366 gün 12 eşit parçaya bölünmediği için 6 ay 30 gün, diğer 6 ay 31 gün çekecek.
peki 365 gün çeken yıllarda aylara göre dağılım nasıl olacak ?
sezar emir veriyor : 365 gün çeken yıllarda en son aydan 1 gün düşülsün.
o zamanlar yılbaşı mart ayında, yani şubat yılın son ayı. böylece şubat ayı, 4 yılda bir 30 gün, diğer yıllarda ise 29 gün olmuş.
sezar, bununla da yetinmeyip aylardan birine kendi ismini vermiş: julius, yani july (temmuz).
sonradan imparator olan augustus, sezar’dan aşağı kalmamış ve sonraki aya kendi ismini vermiş: august (ağustos).
ancak julius sezar’in ayı 31 günken augustus’un ayı 30 gün olur mu ?
o da emir vermiş : yılın son ayından 1 gün daha alın, benim ayımı da 31 gün yapın.
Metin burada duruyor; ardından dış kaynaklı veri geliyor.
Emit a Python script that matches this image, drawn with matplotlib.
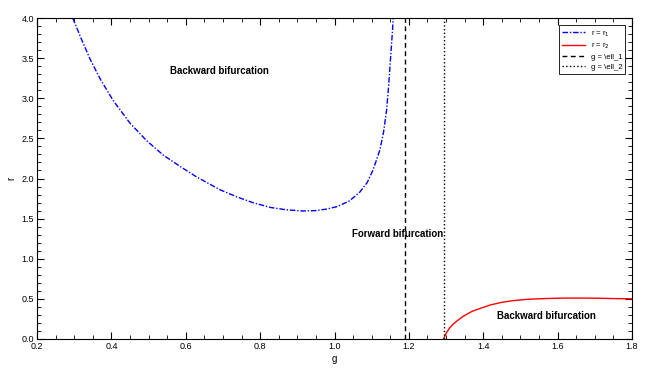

şubat’tan 1 gün daha alınmış ve ağustos’a eklenmiş.işte bu yüzden şubat ayı, 4 yılda bir 29 gün, diğer yıllarda 28 gün, sezar’in ayı temmuz ve augustus’un ayı ağustos da peş peşe 31 gün çeker.
hem temmuz hem ağustosun neden arka arkaya 31 gün çektiğiyle ilgili bir öykü vardır.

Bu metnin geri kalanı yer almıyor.